Some plaintiffs have argued that consumers of a generic drug may rely on the label provided by the branded-drug manufacturer even though they may actually ingest a drug from a generic-drug manufacturer. Since product liability law generally only permits an action by the injured plaintiff against the company that supplies the product, these plaintiffs argue, the consumer of a generic-drug that is injured by relying on an inaccurate label is in the position of being unable to sue the generic manufacturer because she’s not relying on it for the label, but unable to sue the branded manufacturer because she did not buy the product from it.
While most courts that have considered this argument have rejected it, the Massachusetts Supreme Judicial Court reached an opposite conclusion by resorting to the law of negligence. In Rafferty, a consumer of a generic drug suffered side effects that worsened after the consumer weaned himself off the drug. The branded label and the identical generic label warned of the side effects, but stated that they would resolve after discontinued use. The consumer alleged that by the time he began using the drug, reports already existed of the persistent side-effects and that the branded manufacturer had already changed the label in certain foreign markets, but not in the U.S.
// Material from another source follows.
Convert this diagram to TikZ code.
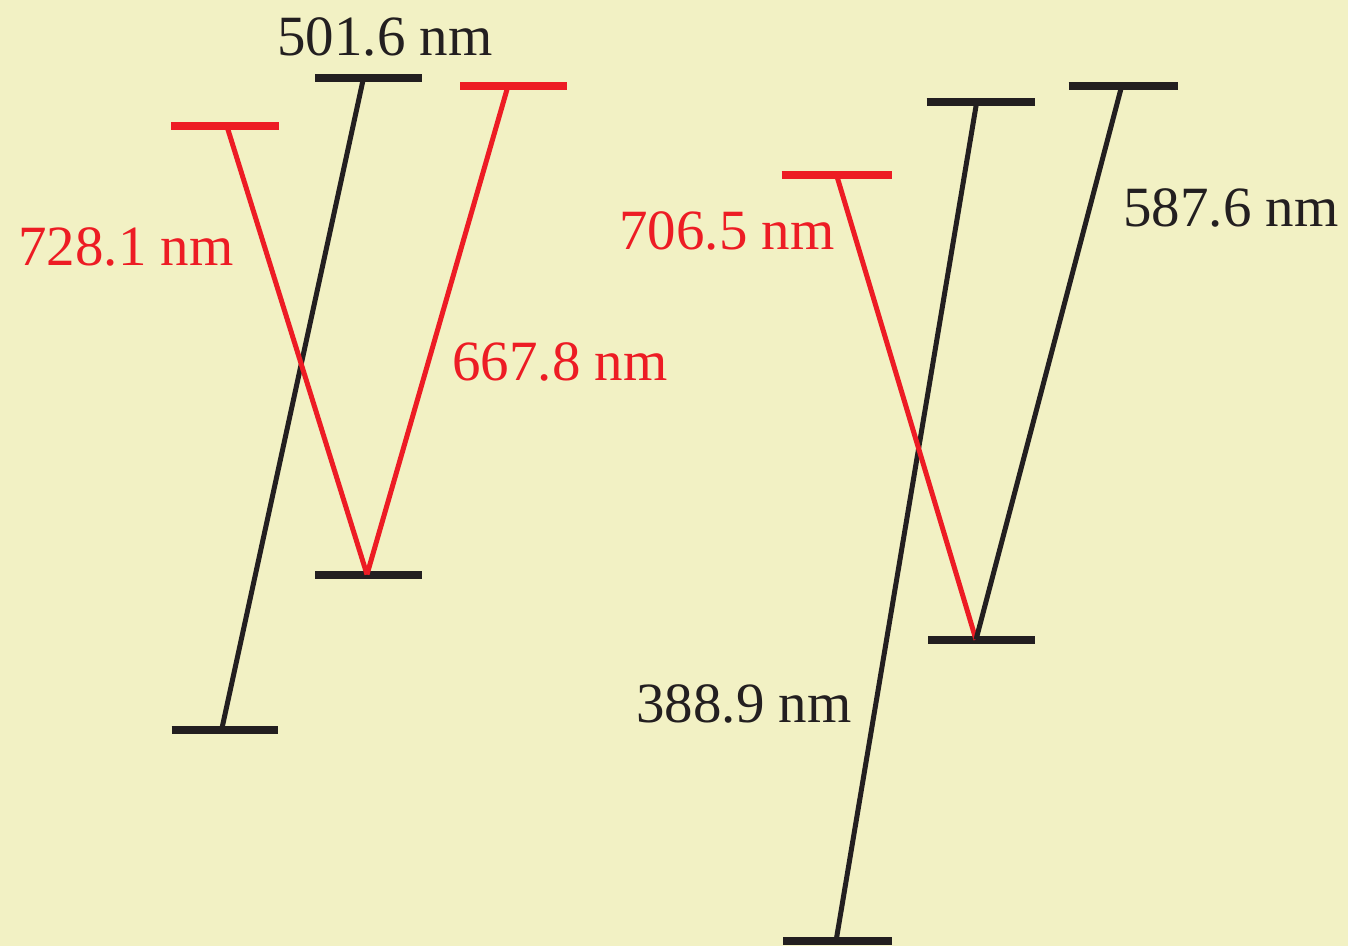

In reviewing the dismissal of state court claims against the branded manufacturer, the appellate court noted that while product liability law requires a consumer/plaintiff to have purchased the defendant’s product, no such requirement exists in the general law of negligence. Instead, a defendant can be liable for negligence to one to whom it owes a duty, and a duty can be owed to anyone foreseeably endangered by its conduct, subject to public policy considerations as to particular claims. The court found that consumers of generics are foreseeably endangered by the inaccurate labeling of branded drug companies. However, the court also found that imposing negligence liability on branded-companies for the labeling of generics, which are generally released years after the branded-drug first comes to market and during a period when branded sales would be diminished, would risk chilling drug innovation. The court struck what it believed was a balance, holding that the branded manufacturer has liability for generics, but only for grossly negligent or reckless labeling that ignores an unreasonable risk of death or grave bodily harm.
It remains to be seen whether this expansion of so-called innovator liability for branded-drug manufacturers, which has the real potential to increase long-term litigation costs, will remain the minority view among courts, or whether it portends a shift in favor of increased liability risks for branded-drug makers.